Health Provider Group Suggests HSA Contribution Tax Law Changes

October 29, 2008 (PLANSPONSOR.com) - A health plan trade group has asked the Internal Revenue Service (IRS) to delay the deadline for filing excise tax returns and payments for noncompliance under Sections 4980B and 4980D of the tax code.

Thomas Wilder, senior regulatory counsel at America’s Health Insurance Plans (AHIP), suggested in a letter to the tax agency that the final version of its rules concerning employer contributions to employee health savings accounts and related excise tax returns and payments should include a date for compliance that is three months after the end of the current non-compliance period.

The deadline could also be 90 days after the employer’s income tax return due date—whichever is later.

Wilder said the proposed AHIP change was necessary because there could be situations where a period of noncompliance lasts beyond the employer’s tax return filing deadline if the noncompliance was not discovered and corrected until after the income tax deadline.

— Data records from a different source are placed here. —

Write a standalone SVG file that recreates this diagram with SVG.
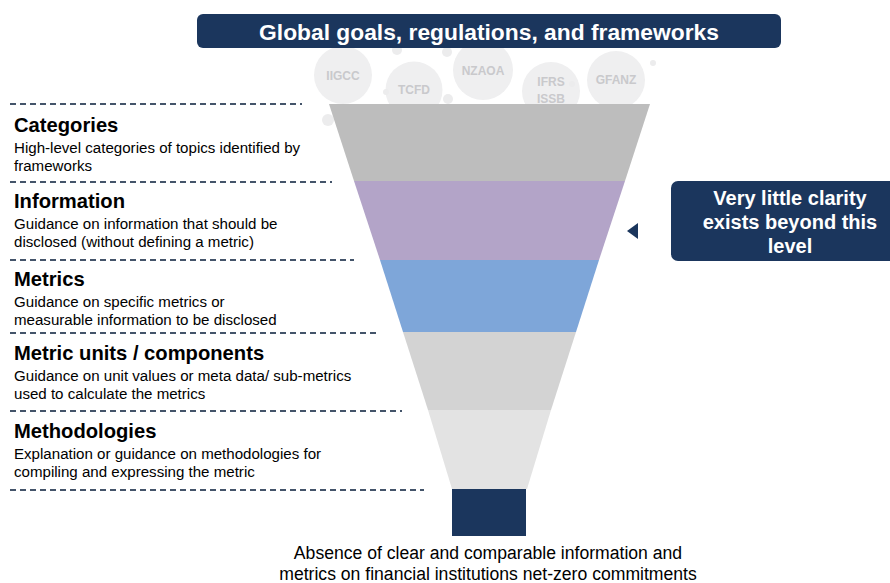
<svg xmlns="http://www.w3.org/2000/svg" width="890" height="583" viewBox="0 0 890 583">
<style>
.navy{fill:#1b365d}
.bub{fill:#efeff0}
.dot{fill:#ececed}
.bt{font-family:"Liberation Sans",Arial,sans-serif;font-weight:bold;font-size:12px;fill:#c9c9cc;text-anchor:middle}
.dash{stroke:#44546a;stroke-width:2;stroke-dasharray:6 4;fill:none}
.ttl{font-family:"Liberation Sans",Arial,sans-serif;font-weight:bold;font-size:20.2px;fill:#000}
.desc{font-family:"Liberation Sans",Arial,sans-serif;font-size:15.1px;fill:#000}
.wt{font-family:"Liberation Sans",Arial,sans-serif;font-weight:bold;fill:#fff;text-anchor:middle}
.bot{font-family:"Liberation Sans",Arial,sans-serif;font-size:17.6px;fill:#000;text-anchor:middle}
</style>
<rect width="890" height="583" fill="#fff"/>

<g id="bubbles">
<circle class="dot" cx="397" cy="50" r="5"/>
<circle class="dot" cx="447" cy="52" r="5"/>
<circle class="bub" cx="343" cy="75" r="29"/>
<circle class="bub" cx="414" cy="90" r="28.5"/>
<circle class="bub" cx="483" cy="70" r="30"/>
<circle class="bub" cx="551" cy="91" r="29"/>
<circle class="bub" cx="616" cy="80" r="29"/>
<circle class="dot" cx="386" cy="92" r="3"/>
<circle class="dot" cx="448" cy="99" r="5"/>
<circle class="dot" cx="328" cy="120" r="6"/>
<circle class="dot" cx="572" cy="84" r="3"/>
<circle class="dot" cx="653" cy="63" r="3"/>
<text class="bt" x="343" y="80">IIGCC</text>
<text class="bt" x="414" y="94">TCFD</text>
<text class="bt" x="483" y="75">NZAOA</text>
<text class="bt" x="551" y="86">IFRS</text>
<text class="bt" x="551" y="103">ISSB</text>
<text class="bt" x="616" y="84">GFANZ</text>
</g>

<g id="header">
<rect class="navy" x="197" y="14" width="584" height="34" rx="6"/>
<text class="wt" x="489" y="40" font-size="22.8">Global goals, regulations, and frameworks</text>
</g>

<g id="funnel">
<polygon points="329,104 650,104 625,181 354,181" fill="#bdbdbd"/>
<polygon points="354,181 625,181 599,260 380,260" fill="#b3a4c8"/>
<polygon points="380,260 599,260 576,332 403,332" fill="#7ea6d9"/>
<polygon points="403,332 576,332 551,410 428,410" fill="#d3d3d3"/>
<polygon points="428,410 551,410 527,489 452,489" fill="#e3e3e3"/>
<rect class="navy" x="452" y="489" width="74" height="47"/>
</g>

<g id="connectors">
<line class="dash" x1="10" y1="104" x2="302" y2="104"/>
<line class="dash" x1="10" y1="182" x2="332" y2="182"/>
<line class="dash" x1="10" y1="260" x2="354" y2="260"/>
<line class="dash" x1="10" y1="333" x2="378" y2="333"/>
<line class="dash" x1="10" y1="411" x2="402" y2="411"/>
<line class="dash" x1="10" y1="490" x2="424" y2="490"/>
</g>

<g id="categories">
<text class="ttl" x="14" y="132">Categories</text>
<text class="desc" x="14" y="153">High-level categories of topics identified by</text>
<text class="desc" x="14" y="171">frameworks</text>
</g>
<g id="information">
<text class="ttl" x="14" y="208">Information</text>
<text class="desc" x="14" y="229">Guidance on information that should be</text>
<text class="desc" x="14" y="247">disclosed (without defining a metric)</text>
</g>
<g id="metrics">
<text class="ttl" x="14" y="286">Metrics</text>
<text class="desc" x="14" y="307">Guidance on specific metrics or</text>
<text class="desc" x="14" y="325">measurable information to be disclosed</text>
</g>
<g id="metric-units">
<text class="ttl" x="14" y="360">Metric units / components</text>
<text class="desc" x="14" y="381">Guidance on unit values or meta data/ sub-metrics</text>
<text class="desc" x="14" y="399">used to calculate the metrics</text>
</g>
<g id="methodologies">
<text class="ttl" x="14" y="438">Methodologies</text>
<text class="desc" x="14" y="459">Explanation or guidance on methodologies for</text>
<text class="desc" x="14" y="477">compiling and expressing the metric</text>
</g>

<g id="clarity-note">
<polygon class="navy" points="627,231 638,223 638,239"/>
<rect class="navy" x="671" y="181" width="230" height="80" rx="7"/>
<text class="wt" x="790" y="205" font-size="20">Very little clarity</text>
<text class="wt" x="790" y="229" font-size="20">exists beyond this</text>
<text class="wt" x="790" y="253" font-size="20">level</text>
</g>

<g id="outcome">
<text class="bot" x="488" y="559">Absence of clear and comparable information and</text>
<text class="bot" x="488" y="580">metrics on financial institutions net-zero commitments</text>
</g>
</svg>
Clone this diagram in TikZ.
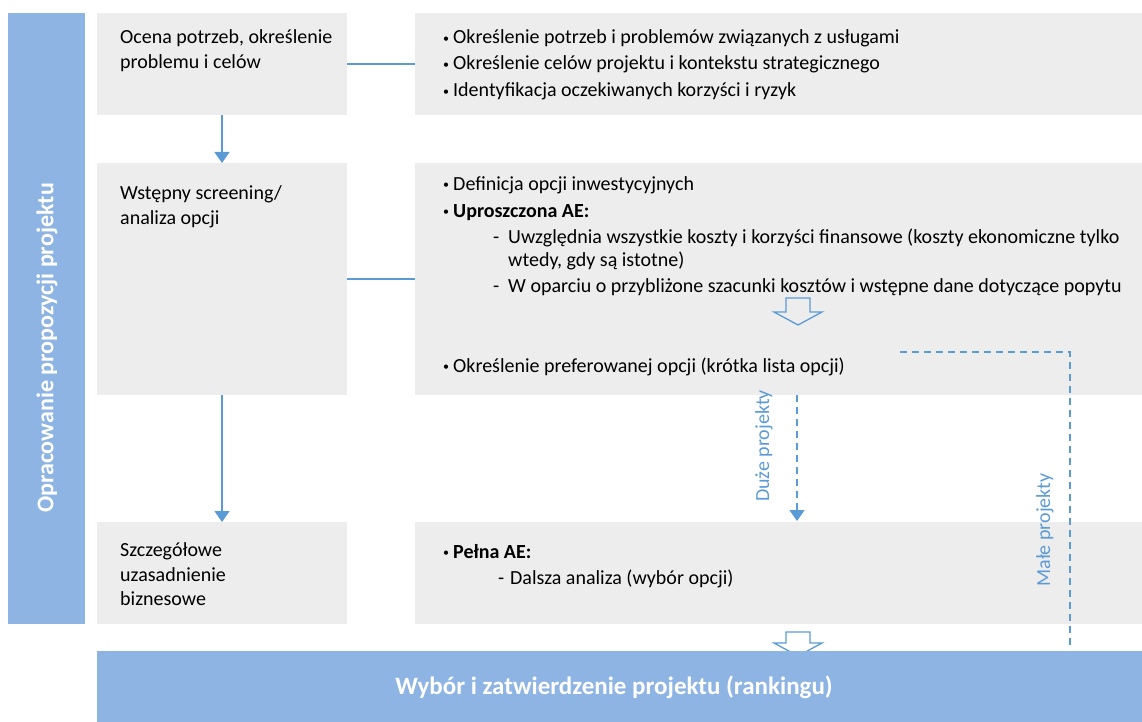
\documentclass[tikz,border=0pt]{standalone}
\usepackage{fontspec}
\setmainfont{Carlito}
\usetikzlibrary{arrows.meta}
\definecolor{barblue}{HTML}{8EB4E3}
\definecolor{boxgray}{HTML}{EDEDED}
\definecolor{lineblue}{HTML}{5B9BD5}
\newcommand{\bul}{\makebox[10pt][l]{\raisebox{1.5pt}{\fontsize{12}{12}\selectfont •}}}
\newcommand{\subd}[1]{\makebox[#1][l]{-}}
\begin{document}
\begin{tikzpicture}[x=1pt,y=-1pt,
  box/.style={fill=boxgray, draw=none, inner sep=0pt, outer sep=0pt, anchor=north west},
  bar/.style={fill=barblue, draw=none, inner sep=0pt, outer sep=0pt, anchor=north west},
  ltxt/.style={anchor=base west, inner sep=0pt, font=\fontsize{20}{24}\selectfont},
  rtxt/.style={anchor=base west, inner sep=0pt, font=\fontsize{20}{24}\selectfont},
  conn/.style={draw=lineblue, line width=1.5pt},
  arr/.style={conn, -{Triangle[width=15pt,length=11pt]}},
  dashedline/.style={draw=lineblue, line width=1.5pt, dash pattern=on 7pt off 5pt},
  hollow/.style={draw=lineblue, line width=1.3pt, line join=miter},
  vlabel/.style={rotate=90, text=lineblue, inner sep=0pt, font=\fontsize{20}{20}\selectfont},
  barlabel/.style={text=white, inner sep=0pt, font=\bfseries}
]
\useasboundingbox (0,0) rectangle (1142,722);

% boxes
\node[bar, minimum width=77pt, minimum height=611pt] (side) at (8,13) {};
\node[box, minimum width=250pt, minimum height=102pt] (b1) at (97,13) {};
\node[box, minimum width=250pt, minimum height=232pt] (b2) at (97,163) {};
\node[box, minimum width=250pt, minimum height=102pt] (b3) at (97,522) {};
\node[box, minimum width=727pt, minimum height=102pt] (r1) at (415,13) {};
\node[box, minimum width=727pt, minimum height=232pt] (r2) at (415,163) {};
\node[box, minimum width=727pt, minimum height=102pt] (r3) at (415,522) {};

% hollow arrows
\draw[hollow] (786,298) -- (810,298) -- (810,312) -- (822,312) -- (798,325) -- (774,312) -- (786,312) -- cycle;
\draw[hollow] (786,632) -- (810,632) -- (810,643) -- (822,643) -- (798,656) -- (774,643) -- (786,643) -- cycle;

\node[bar, minimum width=1045pt, minimum height=71pt] (bottom) at (97,651) {};

% bar labels
\node[barlabel, rotate=90, font=\fontsize{24}{28}\selectfont\bfseries] (sidetxt) at (47,348) {Opracowanie propozycji projektu};
\node[barlabel, font=\fontsize{25}{30}\selectfont\bfseries] (bottomtxt) at (614,687) {Wybór i zatwierdzenie projektu (rankingu)};

% connectors
\draw[arr] (b1.south) -- (b2.north);
\draw[arr] (b2.south) -- (b3.north);
\draw[conn] (b1.east) -- (r1.west);
\draw[conn] (b2.east) -- (r2.west);

\coordinate (d1) at (797,395);
\coordinate (d2) at (797,521);
\draw[dashedline, -{Triangle[width=15pt,length=11pt]}] (d1) -- (d2);
\coordinate (m1) at (900,352);
\coordinate (m2) at (1070,352);
\coordinate (m3) at (1070,645);
\draw[dashedline] (m1) -- (m2) -- (m3);

\node[vlabel] (duze) at (764,446) {Duże projekty};
\node[vlabel] (male) at (1045,530) {Małe projekty};

% left texts
\node[ltxt] (t11) at (120,44) {Ocena potrzeb, określenie};
\node[ltxt] (t12) at (120,69) {problemu i celów};
\node[ltxt] (t21) at (120,200) {Wstępny screening/};
\node[ltxt] (t22) at (120,224) {analiza opcji};
\node[ltxt] (t31) at (120,556) {Szczegółowe};
\node[ltxt] (t32) at (120,581) {uzasadnienie};
\node[ltxt] (t33) at (120,605) {biznesowe};

% right texts
\node[rtxt] (r11) at (443,44) {\bul Określenie potrzeb i problemów związanych z usługami};
\node[rtxt] (r12) at (443,70) {\bul Określenie celów projektu i kontekstu strategicznego};
\node[rtxt] (r13) at (443,97) {\bul Identyfikacja oczekiwanych korzyści i ryzyk};

\node[rtxt] (r21) at (443,190) {\bul Definicja opcji inwestycyjnych};
\node[rtxt] (r22) at (443,217) {\bul\textbf{Uproszczona AE:}};
\node[rtxt] (r23) at (493,243) {\subd{15pt}Uwzględnia wszystkie koszty i korzyści finansowe (koszty ekonomiczne tylko};
\node[rtxt] (r24) at (508,266) {wtedy, gdy są istotne)};
\node[rtxt] (r25) at (493,292) {\subd{15pt}W oparciu o przybliżone szacunki kosztów i wstępne dane dotyczące popytu};
\node[rtxt] (r26) at (443,372) {\bul Określenie preferowanej opcji (krótka lista opcji)};

\node[rtxt] (r31) at (443,558) {\bul\textbf{Pełna AE:}};
\node[rtxt] (r32) at (498,584) {\subd{12pt}Dalsza analiza (wybór opcji)};
\end{tikzpicture}
\end{document}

AHIP backed a provision in the proposed regulation under Section 4980G allowing employers to provide boosted contributions to the HSAs of lower wage employees. The health insurance group also endorsed language that would permit employers to provide higher contributions to the HSAs of highly compensated employees who have self-plus-two coverage under a high-deductible plan.

IRS published the proposed regulation in a question-and-answer format July 16 (see  IRS Proposes New Rules on Employer HSA Contributions ). Until a final regulation is issued, under Section 4980G, employers can use the proposed regulation as guidance on employer contributions made January 1, 2007, or later, IRS said.